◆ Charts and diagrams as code
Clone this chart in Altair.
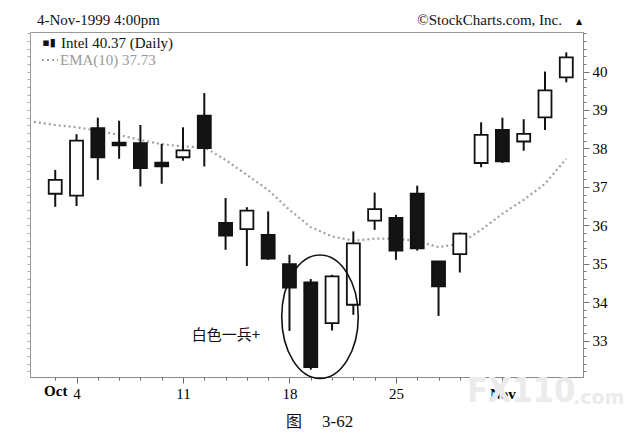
import altair as alt
import pandas as pd

# ---------------- data ----------------
dates = ["Oct 1", "Oct 4", "Oct 5", "Oct 6", "Oct 7", "Oct 8",
         "Oct 11", "Oct 12", "Oct 13", "Oct 14", "Oct 15",
         "Oct 18", "Oct 19", "Oct 20", "Oct 21", "Oct 22",
         "Oct 25", "Oct 26", "Oct 27", "Oct 28", "Oct 29",
         "Nov 1", "Nov 2", "Nov 3", "Nov 4"]
opens = [36.82, 36.77, 38.53, 38.15, 38.14, 37.63, 37.77, 38.85,
         36.06, 35.90, 35.75, 34.99, 34.51, 33.45, 33.93, 36.12,
         36.19, 36.82, 35.06, 35.25, 37.62, 38.48, 38.18, 38.81, 39.85]
highs = [37.44, 38.37, 38.80, 38.72, 38.61, 38.12, 38.55, 39.44,
         36.71, 36.47, 36.36, 35.23, 34.60, 34.71, 35.84, 36.85,
         36.27, 37.03, 35.07, 35.81, 38.68, 38.80, 38.76, 40.00, 40.50]
lows = [36.48, 36.50, 37.18, 37.73, 37.01, 37.08, 37.68, 37.53,
        35.36, 34.94, 35.10, 33.25, 32.24, 33.26, 33.67, 35.88,
        35.10, 35.34, 33.64, 34.77, 37.51, 37.62, 37.94, 38.48, 39.72]
closes = [37.18, 38.20, 37.77, 38.08, 37.49, 37.53, 37.95, 38.01,
          35.73, 36.38, 35.13, 34.38, 32.31, 34.67, 35.53, 36.42,
          35.34, 35.40, 34.41, 35.78, 38.35, 37.66, 38.38, 39.51, 40.37]
# EMA(10): first value is the previous session (Sep 30)
ema_vals = [38.69, 38.61, 38.55, 38.46, 38.35, 38.22, 38.11, 38.05, 38.03,
            37.70, 37.31, 36.92, 36.40, 35.95, 35.71, 35.60, 35.65,
            35.65, 35.59, 35.43, 35.52, 35.88, 36.30, 36.66, 37.08, 37.73]

tick_days = [0, 1, 6, 11, 16, 21]
tick_texts = ["Oct", "4", "11", "18", "25", "Nov"]
month_days = [0, 21]
major_days = [1, 6, 11, 16, 21]
price_labels = [33, 34, 35, 36, 37, 38, 39, 40]

header_left = "4-Nov-1999 4:00pm"
header_right = "\u00a9StockCharts.com, Inc."
legend_main = "Intel 40.37 (Daily)"
legend_ema = "EMA(10) 37.73"
note_text = "白色一兵+"
caption_fig = "图"
caption_num = "3-62"
watermark_big = "FX110"
watermark_small = ".com"

# ---------------- tables ----------------
df = pd.DataFrame({"day": list(range(len(dates))), "date": dates,
                   "open": opens, "high": highs, "low": lows, "close": closes})
ema_df = pd.DataFrame({"day": list(range(-1, len(ema_vals) - 1)), "ema": ema_vals})

SERIF = "Liberation Serif"
W, H = 553, 345

xscale = alt.Scale(domain=[-0.95, 24.55], nice=False, zero=False)
yscale = alt.Scale(domain=[32.05, 41.03], nice=False, zero=False)

label_map = "{" + ",".join(f"'{d}':'{t}'" for d, t in zip(tick_days, tick_texts)) + "}"
x_axis = alt.Axis(
    values=list(range(len(dates))),
    labelExpr=f"{label_map}[toString(datum.value)] || ''",
    tickSize={"condition": {"test": f"indexof({major_days}, datum.value) >= 0", "value": 6}, "value": 3},
    labelFontWeight={"condition": {"test": f"indexof({month_days}, datum.value) >= 0", "value": "bold"}, "value": "normal"},
    labelFont=SERIF, labelFontSize=15, labelColor="black", labelPadding=3,
    labelOverlap=False, labelFlush=False,
    domainColor="#888", tickColor="#666", grid=False, title=None,
)

minor_vals = [round(32.2 + 0.2 * i, 1) for i in range(45)]
major_test = f"indexof({price_labels}, round(datum.value * 10) / 10) >= 0"
y_axis = alt.Axis(
    orient="right", values=minor_vals,
    labelExpr=f"{major_test} ? format(datum.value, 'd') : ''",
    tickSize={"condition": {"test": major_test, "value": 6}, "value": 3},
    labelFont=SERIF, labelFontSize=15, labelColor="black", labelPadding=3,
    labelOverlap=False, domainColor="#888", tickColor="#777", grid=False, title=None,
)
y_axis_left = alt.Axis(
    orient="left", values=minor_vals, labels=False, tickSize=3, tickColor="#aaa",
    domain=False, grid=False, title=None,
)

base = alt.Chart(df)
wicks = base.mark_rule(color="#111", strokeWidth=2).encode(
    x=alt.X("day:Q", scale=xscale, axis=x_axis),
    y=alt.Y("low:Q", scale=yscale, axis=y_axis),
    y2="high:Q",
)
bodies = base.mark_bar(size=13, stroke="#111", strokeWidth=1.8).encode(
    x=alt.X("day:Q", scale=xscale, axis=None),
    y=alt.Y("open:Q", scale=yscale, axis=None),
    y2="close:Q",
    fill=alt.condition("datum.close >= datum.open", alt.value("white"), alt.value("#141414")),
    tooltip=["date:N", "open:Q", "high:Q", "low:Q", "close:Q"],
)
ema = alt.Chart(ema_df).mark_line(
    color="#a0a0a0", strokeWidth=2.2, strokeDash=[2, 3], clip=True
).encode(
    x=alt.X("day:Q", scale=xscale, axis=None),
    y=alt.Y("ema:Q", scale=yscale, axis=y_axis_left),
)

ellipse_path = "M -0.62 0 A 0.62 1 0 1 1 0.62 0 A 0.62 1 0 1 1 -0.62 0 Z"
ellipse = alt.Chart(pd.DataFrame({"k": [1]})).mark_point(
    shape=ellipse_path, size=15228, filled=False, stroke="#111", strokeWidth=1.6, opacity=1
).encode(x=alt.value(290), y=alt.value(284.7))


def txt(s, x, y, **kw):
    return alt.Chart(pd.DataFrame({"t": [s]})).mark_text(**kw).encode(
        text="t:N", x=alt.value(x), y=alt.value(y))


note = txt(note_text, 196, 303, font="Noto Sans CJK SC", fontSize=15, color="#111",
           align="center", baseline="middle")
h_left = txt(header_left, 7, -7, font=SERIF, fontSize=15, color="#111",
             align="left", baseline="alphabetic")
h_right = txt(header_right, 532, -7, font=SERIF, fontSize=15, color="#111",
              align="right", baseline="alphabetic")
h_tri = txt("\u25b2", 549, -8, font="DejaVu Sans", fontSize=8, color="#111",
            align="center", baseline="alphabetic")
icon = txt("\u25aa\u25ae", 19, 10.5, font="DejaVu Sans", fontSize=11, color="#111",
           align="center", baseline="middle")
leg1 = txt(legend_main, 31, 10.5, font=SERIF, fontSize=15, color="#111",
           align="left", baseline="middle")
leg2 = txt(legend_ema, 30, 28, font=SERIF, fontSize=15, color="#9a9a9a",
           align="left", baseline="middle")
leg_line = alt.Chart(pd.DataFrame({"k": [1]})).mark_rule(
    color="#a0a0a0", strokeWidth=2, strokeDash=[2, 3]
).encode(x=alt.value(12), x2=alt.value(28), y=alt.value(28))

wm1 = txt(watermark_big, 437, 360, font="DejaVu Sans Condensed, DejaVu Sans", fontSize=34,
          fontWeight="bold", color="#ebebeb", align="left", baseline="middle")
wm2 = txt(watermark_small, 543, 366, font="DejaVu Sans", fontSize=19, fontWeight="bold",
          color="#ebebeb", align="left", baseline="middle")
cap1 = txt(caption_fig, 264, 390, font="Noto Sans CJK SC", fontSize=16, color="#111",
           align="center", baseline="middle")
cap2 = txt(caption_num, 292, 390, font=SERIF, fontSize=17, color="#111",
           align="left", baseline="middle")

chart = alt.layer(
    wm1, wm2, ema, wicks, bodies, ellipse, note,
    h_left, h_right, h_tri, icon, leg1, leg2, leg_line, cap1, cap2,
).resolve_axis(x="independent", y="independent").properties(
    width=W, height=H,
    padding={"left": 22, "top": 24, "right": 50, "bottom": 55},
    autosize=alt.AutoSizeParams(type="none"),
    background="white",
).configure_view(stroke="#999", strokeWidth=1)

chart.save("out.html", embed_options={"renderer": "svg", "actions": False})
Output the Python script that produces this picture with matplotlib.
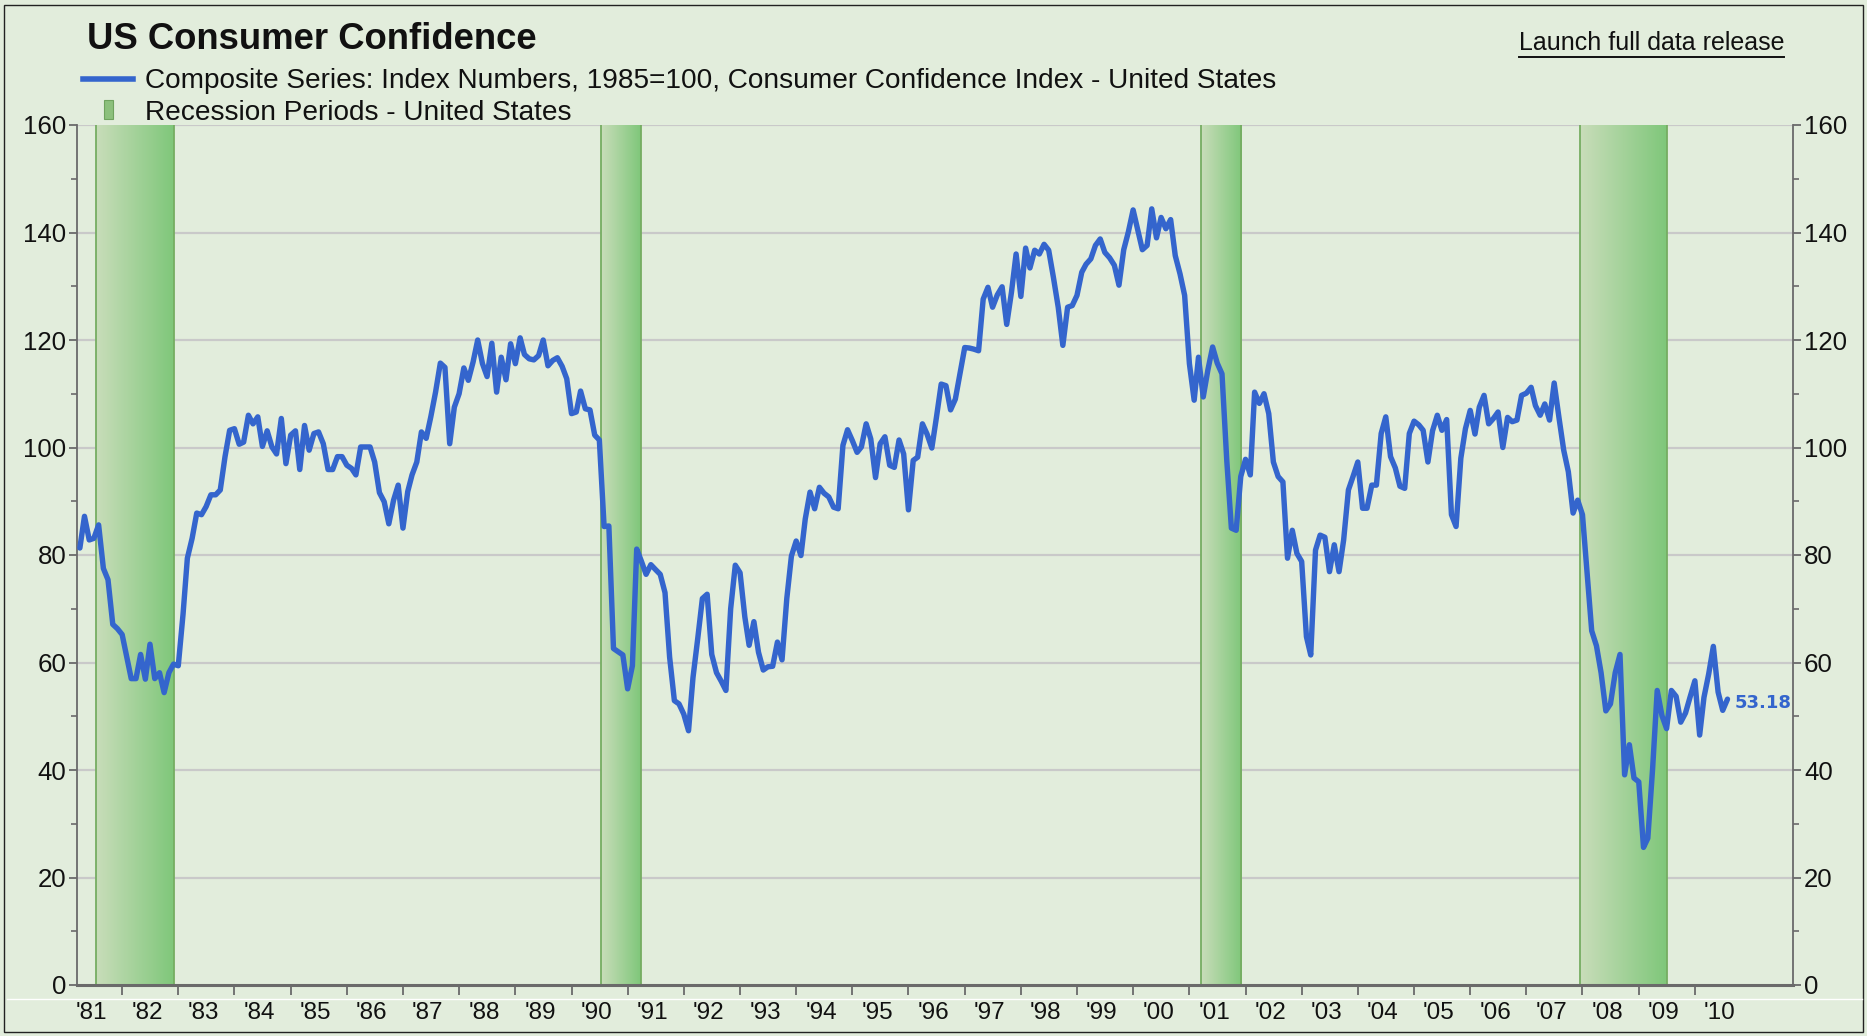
import numpy as np
import pandas as pd
import matplotlib
matplotlib.use("Agg")
import matplotlib.pyplot as plt
import matplotlib.dates as mdates
from matplotlib.colors import LinearSegmentedColormap
from matplotlib.patches import Rectangle
from matplotlib.lines import Line2D
from matplotlib.ticker import FixedLocator, FixedFormatter, MultipleLocator

plt.rcParams['font.family'] = ['Liberation Sans', 'DejaVu Sans']

# ---------------- data ----------------
title = "US Consumer Confidence"
series_label = "Composite Series: Index Numbers, 1985=100, Consumer Confidence Index - United States"
recession_label = "Recession Periods - United States"
link_label = "Launch full data release"

first_month = "1981-04-01"   # monthly values from here
confidence = [
    81.3, 87.2, 82.8, 83.1, 85.6, 77.5, 75.4, 67.1, 66.3, 65.2, 60.9, 57.0,
    57.0, 61.5, 56.9, 63.4, 57.0, 58.1, 54.4, 58.1, 59.7, 59.4, 69.0, 79.4,
    83.1, 87.8, 87.5, 89.0, 91.2, 91.2, 92.1, 98.3, 103.2, 103.5, 100.6, 101.0,
    106.0, 104.4, 105.7, 100.2, 103.1, 100.1, 98.8, 105.4, 97.0, 102.3, 103.1, 95.9,
    104.1, 99.5, 102.6, 102.9, 100.7, 95.9, 95.9, 98.3, 98.3, 96.7, 96.1, 94.9,
    100.1, 100.1, 100.1, 97.3, 91.6, 89.9, 85.8, 90.2, 93.0, 85.0, 91.8, 94.9,
    97.3, 102.9, 101.7, 105.7, 110.3, 115.7, 114.9, 100.7, 107.5, 110.0, 114.8, 112.5,
    115.9, 120.0, 115.6, 113.2, 119.4, 110.3, 116.8, 112.6, 119.3, 115.6, 120.4, 117.3,
    116.5, 116.3, 117.1, 120.0, 115.2, 116.2, 116.7, 115.1, 112.8, 106.3, 106.6, 110.5,
    107.2, 107.0, 102.3, 101.4, 85.3, 85.4, 62.6, 62.0, 61.4, 55.1, 59.4, 81.1,
    78.8, 76.4, 78.2, 77.3, 76.4, 73.0, 61.0, 52.9, 52.3, 50.4, 47.3, 57.2,
    64.5, 71.9, 72.7, 61.5, 58.1, 56.5, 54.8, 70.0, 78.1, 76.7, 68.5, 63.2,
    67.6, 61.9, 58.6, 59.2, 59.3, 63.8, 60.5, 71.9, 79.8, 82.6, 79.9, 86.7,
    91.7, 88.6, 92.6, 91.5, 90.8, 88.9, 88.6, 100.4, 103.3, 101.3, 99.1, 100.1,
    104.4, 101.6, 94.4, 100.7, 102.0, 96.7, 96.3, 101.4, 98.8, 88.4, 97.6, 98.2,
    104.4, 102.5, 99.9, 105.6, 111.8, 111.5, 107.0, 109.0, 113.7, 118.6, 118.5, 118.3,
    118.0, 127.6, 129.8, 126.1, 128.4, 129.9, 122.9, 128.9, 136.0, 128.1, 137.1, 133.4,
    136.7, 136.0, 137.8, 136.7, 131.6, 126.1, 119.0, 126.1, 126.4, 128.3, 132.6, 134.1,
    135.1, 137.6, 138.8, 136.3, 135.3, 133.9, 130.2, 136.8, 140.1, 144.2, 140.4, 136.8,
    137.6, 144.4, 139.0, 142.8, 140.7, 142.4, 135.7, 132.3, 128.3, 115.6, 108.8, 116.8,
    109.4, 114.4, 118.7, 115.7, 113.7, 97.6, 85.0, 84.6, 94.6, 97.8, 94.9, 110.3,
    108.2, 110.0, 106.3, 97.3, 94.6, 93.6, 79.4, 84.6, 80.3, 78.8, 64.8, 61.4,
    80.9, 83.7, 83.3, 76.9, 81.9, 76.9, 82.8, 92.1, 94.6, 97.3, 88.7, 88.7,
    93.0, 93.0, 102.6, 105.7, 98.3, 96.2, 92.8, 92.4, 102.6, 104.9, 104.2, 103.2,
    97.3, 103.1, 106.0, 103.2, 105.2, 87.5, 85.3, 98.0, 103.5, 106.9, 102.5, 107.5,
    109.7, 104.4, 105.4, 106.6, 100.0, 105.6, 104.8, 105.1, 109.7, 110.1, 111.2, 107.8,
    106.0, 108.1, 105.1, 112.0, 105.6, 99.5, 95.5, 87.8, 90.2, 87.5, 76.4, 65.9,
    63.1, 58.1, 51.0, 52.3, 58.1, 61.5, 39.1, 44.7, 38.5, 37.8, 25.6, 27.3,
    40.2, 54.8, 50.1, 47.7, 54.8, 53.7, 48.9, 50.6, 53.6, 56.6, 46.5, 53.5,
    57.9, 63.0, 54.5, 51.1, 53.18,
]

recession_starts = ["1981-07-15", "1990-07-15", "2001-03-15", "2007-12-15"]
recession_ends = ["1982-12-01", "1991-04-01", "2001-12-01", "2009-07-01"]

year_labels = ["'81", "'82", "'83", "'84", "'85", "'86", "'87", "'88", "'89", "'90",
               "'91", "'92", "'93", "'94", "'95", "'96", "'97", "'98", "'99", "'00",
               "'01", "'02", "'03", "'04", "'05", "'06", "'07", "'08", "'09", "'10"]
label_years = list(range(1981, 2011))
tick_years = list(range(1982, 2011))
y_ticks = [0, 20, 40, 60, 80, 100, 120, 140, 160]

# ---------------- style ----------------
W, H = 1867, 1036
bg = "#E2EDDC"
line_color = "#3465CD"
grid_color = "#C9C9C9"
axis_color = "#6A6A6A"
band_left = "#C9DDBA"
band_right = "#7FC77A"
band_edge = "#76AD62"

def fx(px):
    return px / W

def fy(py):
    return 1 - py / H

fig = plt.figure(figsize=(W / 100, H / 100), dpi=100)
fig.patch.set_facecolor(bg)

left_px, right_px, top_px, bottom_px = 77.4, 1793, 125, 985
ax = fig.add_axes([fx(left_px), fy(bottom_px), (right_px - left_px) / W, (bottom_px - top_px) / H])
ax.set_facecolor(bg)

dates = pd.date_range(first_month, periods=len(confidence), freq="MS")
xnum = mdates.date2num(dates)

xmin = mdates.date2num(pd.Timestamp("1981-03-16"))
xmax = mdates.date2num(pd.Timestamp("2011-10-01"))

# recession bands with horizontal gradient
cmap = LinearSegmentedColormap.from_list("band", [band_left, band_right])
grad = np.linspace(0, 1, 256).reshape(1, -1)
for s, e in zip(recession_starts, recession_ends):
    x0 = mdates.date2num(pd.Timestamp(s))
    x1 = mdates.date2num(pd.Timestamp(e))
    ax.imshow(grad, extent=[x0, x1, 0, 160], aspect="auto", cmap=cmap,
              zorder=1.5, interpolation="bilinear")
    for xe in (x0, x1):
        ax.plot([xe, xe], [0, 160], color=band_edge, lw=1.3, zorder=1.6)

# series line
ax.plot(xnum, confidence, color=line_color, lw=3.9, zorder=3,
        solid_joinstyle="round", solid_capstyle="round")

ax.set_xlim(xmin, xmax)
ax.set_ylim(0, 160)

# grid
ax.set_axisbelow(True)
for v in y_ticks[1:]:
    ax.axhline(v, color=grid_color, lw=1.6, zorder=0.5)

# spines
ax.spines["top"].set_visible(False)
for side in ("left", "right"):
    ax.spines[side].set_color(axis_color)
    ax.spines[side].set_linewidth(1.3)
ax.spines["bottom"].set_color(axis_color)
ax.spines["bottom"].set_linewidth(2.2)
ax.spines["bottom"].set_zorder(4)

# y axis on both sides
ax.yaxis.set_major_locator(FixedLocator(y_ticks))
ax.yaxis.set_minor_locator(MultipleLocator(10))
ax.tick_params(axis="y", which="major", left=True, right=True, labelleft=True,
               labelright=True, length=6, width=1.3, color=axis_color,
               labelsize=18.6, pad=2, labelcolor="#111111")
ax.tick_params(axis="y", which="minor", left=True, right=True, length=4,
               width=1.2, color=axis_color)

# x axis: ticks at year starts, labels mid-year
tick_pos = [mdates.date2num(pd.Timestamp(f"{y}-01-01")) for y in tick_years]
label_pos = [mdates.date2num(pd.Timestamp(f"{y}-06-12")) for y in label_years]
ax.xaxis.set_major_locator(FixedLocator(tick_pos))
ax.xaxis.set_major_formatter(FixedFormatter([""] * len(tick_pos)))
ax.xaxis.set_minor_locator(FixedLocator(label_pos))
ax.xaxis.set_minor_formatter(FixedFormatter(year_labels))
ax.tick_params(axis="x", which="major", length=7, width=1.3, color=axis_color,
               direction="out")
ax.tick_params(axis="x", which="minor", length=0, labelsize=17.5, pad=12,
               labelcolor="#111111")

# end value label
ax.annotate(f"{confidence[-1]:.2f}", xy=(xnum[-1], confidence[-1]),
            xytext=(7, -4), textcoords="offset pixels", va="center", ha="left",
            color=line_color, fontsize=13, fontweight="bold",
            family=["DejaVu Sans"], zorder=5)

# title and legend
fig.text(fx(87), fy(49), title, fontsize=26.3, fontweight="bold", va="baseline",
         color="#111111")
fig.add_artist(Line2D([fx(83), fx(133)], [fy(78.5), fy(78.5)], color=line_color, lw=4,
                      transform=fig.transFigure))
fig.text(fx(145), fy(80.5), series_label, fontsize=20.2, va="center", color="#111111")
fig.add_artist(Rectangle((fx(104), fy(119)), 9 / W, 19 / H, transform=fig.transFigure,
                         facecolor="#8CC07C", edgecolor="#6FA35E", lw=0.8))
fig.text(fx(145), fy(112.5), recession_label, fontsize=20.2, va="center", color="#111111")

link = fig.text(fx(1784), fy(43), link_label, fontsize=18, va="center", ha="right",
                color="#111111")
fig.canvas.draw()
bb = link.get_window_extent(renderer=fig.canvas.get_renderer())
uy = (bb.y0 - 2) / H
fig.add_artist(Line2D([bb.x0 / W, bb.x1 / W], [uy, uy], color="#111111", lw=1.4,
                      transform=fig.transFigure))

# separator and outer frame
fig.add_artist(Line2D([fx(7), fx(1862)], [fy(999), fy(999)], color="white", lw=1,
                      transform=fig.transFigure))
fig.add_artist(Rectangle((fx(4), fy(1032)), (1863 - 4) / W, (1032 - 5) / H,
                         transform=fig.transFigure, fill=False, edgecolor="#222222",
                         lw=1))

fig.savefig("out.png", dpi=100, facecolor=fig.get_facecolor())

◆ Instructions for the task
Locate the word "picture" in the data above. Copy every line carrying it.

◆ Answer to this problem
Output the Python script that produces this picture with matplotlib.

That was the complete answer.